Monday, June 8, 2015
The Hunyad Castle (Romanian: Castelul Huniazilor or Castelul Corvinestilor, Hungarian: Vajdahunyad vára) is a castle in Transylvanian Hunedoara, present-day Romania. Until 1541 it was part of the Kingdom of Hungary, and after the Principality of Transylvania. Vlad the Impaler was imprisoned here for 7 years. Supposed to be extremely haunted.
Hunyad (or Corvin) Castle in Hunedoara is an amazing construction dating back to the 14th or 15th century, depending on whom you ask. Interestingly, it also has a tower named Nje Bojsia (meaning “Don’t be afraid,”) by the Serbian mercenaries who fought there. Add that to the coat of arms of the ruling family, which is a raven, and you get the perfect haunted location. And people really, really wanted it to be haunted. The crew of Most Haunted Live spent three nights here looking for Dracula, trusting the myth that says that Vlad the Impaler himself had spent seven years in the dungeons of the castle.

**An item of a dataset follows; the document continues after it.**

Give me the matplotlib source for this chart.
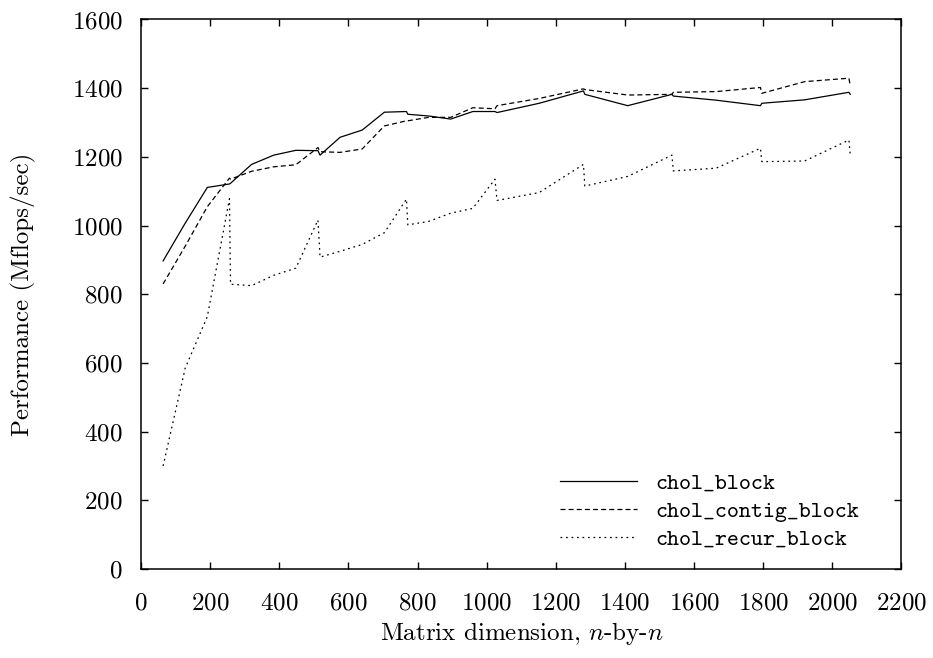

Although there is no proof of this being true, the castle still had its fair share of pain and torment. It is said that one of the leaders of the fortress, Iancu of Hunedoara, promised freedom to three Turkish prisoners if they would dig in the rock until they found water. The three prisoners are said to have dug for no less than 28 years before reaching their goal. Unfortunately for them, Iancu had died, and his wife didn’t care about her late husband’s promises. She ordered them to be beheaded. Before that, however, it is said that the three men managed to write, “You now have water but you don’t have heart,” together with their names, on the well wall to show the family’s lack of honor. Today, visitors can see both the well and its inscription in Turkish.